------ RECORDED INFORMATION ------

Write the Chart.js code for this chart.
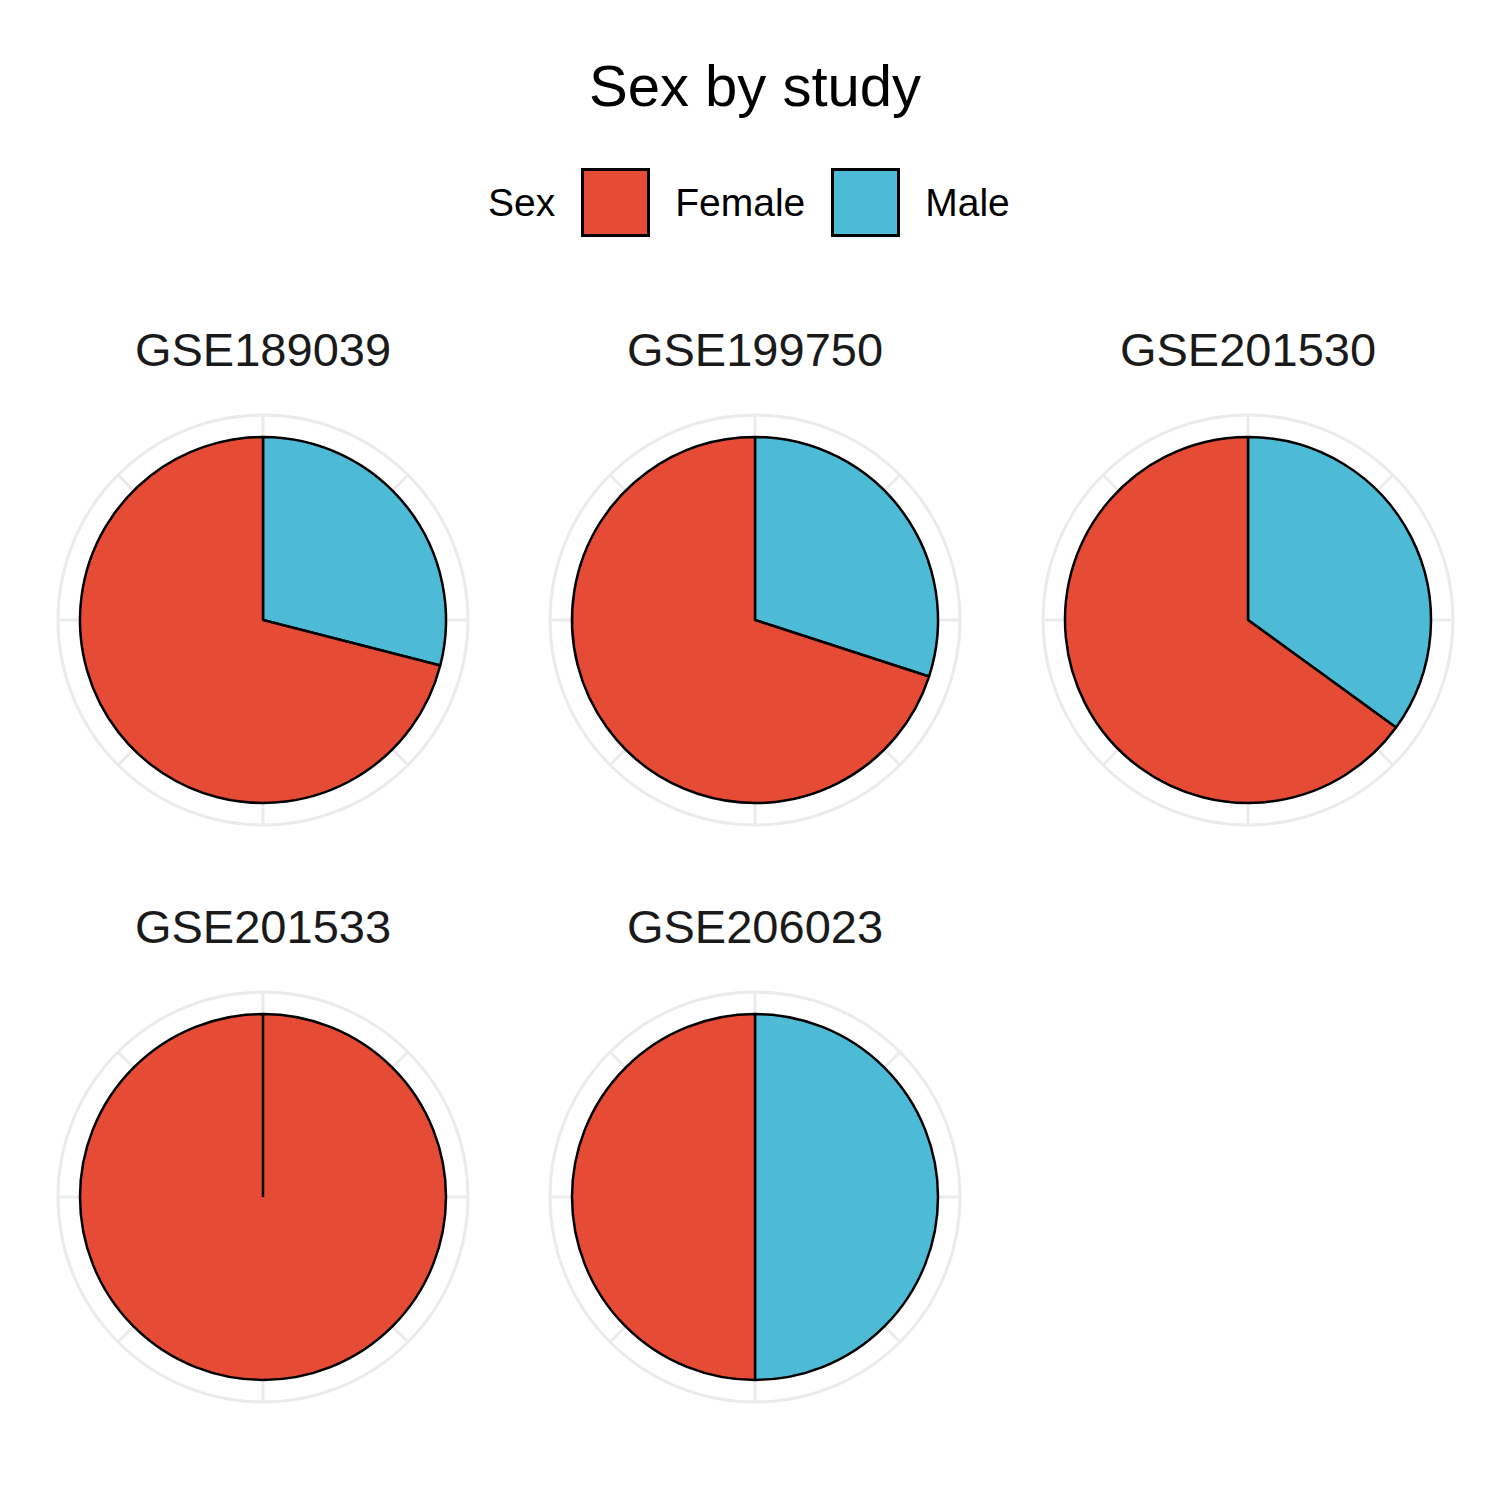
<!DOCTYPE html>
<html>
<head>
<meta charset="utf-8">
<script src="https://cdn.jsdelivr.net/npm/chart.js@4"></script>
<style>
  body { margin: 0; width: 1500px; height: 1500px; background: #fff; font-family: "Liberation Sans", Arial, sans-serif; position: relative; overflow: hidden; }
  .title { position: absolute; top: 52px; width: 1510px; text-align: center; font-size: 58px; color: #000; }
  .legend { position: absolute; top: 168px; left: 488px; display: flex; align-items: center; font-size: 39px; color: #000; }
  .box { width: 63px; height: 63px; border: 3px solid #000; margin: 0 25px 0 26px; }
  .ptitle { position: absolute; width: 460px; text-align: center; font-size: 47px; color: #1a1a1a; }
  .panel { position: absolute; width: 460px; height: 460px; }
</style>
</head>
<body>
<div class="title">Sex by study</div>
<div class="legend">
  <span>Sex</span><div class="box" style="background:#E64B35"></div><span>Female</span>
  <div class="box" style="background:#4DBBD5"></div><span>Male</span>
</div>
<script>
// proporciones
const studies = ["GSE189039", "GSE199750", "GSE201530", "GSE201533", "GSE206023"];
const sexes = ["Male", "Female"];
const male = [0.29, 0.30, 0.35, 0.0, 0.5];
const female = [0.71, 0.70, 0.65, 1.0, 0.5];
const colors = ["#4DBBD5", "#E64B35"];

const centers = [[263, 620], [755, 620], [1248, 620], [263, 1197], [755, 1197]];

// rejilla polar gris de fondo
const polarGrid = {
  id: 'polarGrid',
  beforeDatasetsDraw(chart) {
    const ctx = chart.ctx;
    const meta = chart.getDatasetMeta(0);
    const cx = meta.data[0].x, cy = meta.data[0].y;
    const r = 205;
    ctx.save();
    ctx.strokeStyle = '#ebebeb';
    ctx.lineWidth = 3;
    ctx.beginPath();
    ctx.arc(cx, cy, r, 0, Math.PI * 2);
    ctx.stroke();
    for (let i = 0; i < 8; i++) {
      const a = i * Math.PI / 4;
      ctx.beginPath();
      ctx.moveTo(cx, cy);
      ctx.lineTo(cx + r * Math.cos(a), cy + r * Math.sin(a));
      ctx.stroke();
    }
    ctx.restore();
  }
};

studies.forEach((s, i) => {
  const [cx, cy] = centers[i];
  const t = document.createElement('div');
  t.className = 'ptitle';
  t.textContent = s;
  t.style.left = (cx - 230) + 'px';
  t.style.top = (cy - 298) + 'px';
  document.body.appendChild(t);

  const d = document.createElement('div');
  d.className = 'panel';
  d.style.left = (cx - 230) + 'px';
  d.style.top = (cy - 230) + 'px';
  const c = document.createElement('canvas');
  d.appendChild(c);
  document.body.appendChild(d);

  new Chart(c.getContext('2d'), {
    type: 'pie',
    data: {
      labels: sexes,
      datasets: [{
        data: [male[i], female[i]],
        backgroundColor: colors,
        borderColor: '#000',
        borderWidth: 2.5,
        borderAlign: 'center'
      }]
    },
    options: {
      responsive: true,
      maintainAspectRatio: false,
      animation: false,
      radius: 183,
      layout: { padding: 0 },
      plugins: { legend: { display: false }, tooltip: { enabled: false } }
    },
    plugins: [polarGrid]
  });
});
</script>
</body>
</html>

------

#### [EXERCISE]
Return the material exactly as given, apart from the pictures.

#### [ANSWER BELOW]
Write the Chart.js code for this chart.
<!DOCTYPE html>
<html>
<head>
<meta charset="utf-8">
<script src="https://cdn.jsdelivr.net/npm/chart.js@4"></script>
<style>
  body { margin: 0; width: 1500px; height: 1500px; background: #fff; font-family: "Liberation Sans", Arial, sans-serif; position: relative; overflow: hidden; }
  .title { position: absolute; top: 52px; width: 1510px; text-align: center; font-size: 58px; color: #000; }
  .legend { position: absolute; top: 168px; left: 488px; display: flex; align-items: center; font-size: 39px; color: #000; }
  .box { width: 63px; height: 63px; border: 3px solid #000; margin: 0 25px 0 26px; }
  .ptitle { position: absolute; width: 460px; text-align: center; font-size: 47px; color: #1a1a1a; }
  .panel { position: absolute; width: 460px; height: 460px; }
</style>
</head>
<body>
<div class="title">Sex by study</div>
<div class="legend">
  <span>Sex</span><div class="box" style="background:#E64B35"></div><span>Female</span>
  <div class="box" style="background:#4DBBD5"></div><span>Male</span>
</div>
<script>
// proporciones
const studies = ["GSE189039", "GSE199750", "GSE201530", "GSE201533", "GSE206023"];
const sexes = ["Male", "Female"];
const male = [0.29, 0.30, 0.35, 0.0, 0.5];
const female = [0.71, 0.70, 0.65, 1.0, 0.5];
const colors = ["#4DBBD5", "#E64B35"];

const centers = [[263, 620], [755, 620], [1248, 620], [263, 1197], [755, 1197]];

// rejilla polar gris de fondo
const polarGrid = {
  id: 'polarGrid',
  beforeDatasetsDraw(chart) {
    const ctx = chart.ctx;
    const meta = chart.getDatasetMeta(0);
    const cx = meta.data[0].x, cy = meta.data[0].y;
    const r = 205;
    ctx.save();
    ctx.strokeStyle = '#ebebeb';
    ctx.lineWidth = 3;
    ctx.beginPath();
    ctx.arc(cx, cy, r, 0, Math.PI * 2);
    ctx.stroke();
    for (let i = 0; i < 8; i++) {
      const a = i * Math.PI / 4;
      ctx.beginPath();
      ctx.moveTo(cx, cy);
      ctx.lineTo(cx + r * Math.cos(a), cy + r * Math.sin(a));
      ctx.stroke();
    }
    ctx.restore();
  }
};

studies.forEach((s, i) => {
  const [cx, cy] = centers[i];
  const t = document.createElement('div');
  t.className = 'ptitle';
  t.textContent = s;
  t.style.left = (cx - 230) + 'px';
  t.style.top = (cy - 298) + 'px';
  document.body.appendChild(t);

  const d = document.createElement('div');
  d.className = 'panel';
  d.style.left = (cx - 230) + 'px';
  d.style.top = (cy - 230) + 'px';
  const c = document.createElement('canvas');
  d.appendChild(c);
  document.body.appendChild(d);

  new Chart(c.getContext('2d'), {
    type: 'pie',
    data: {
      labels: sexes,
      datasets: [{
        data: [male[i], female[i]],
        backgroundColor: colors,
        borderColor: '#000',
        borderWidth: 2.5,
        borderAlign: 'center'
      }]
    },
    options: {
      responsive: true,
      maintainAspectRatio: false,
      animation: false,
      radius: 183,
      layout: { padding: 0 },
      plugins: { legend: { display: false }, tooltip: { enabled: false } }
    },
    plugins: [polarGrid]
  });
});
</script>
</body>
</html>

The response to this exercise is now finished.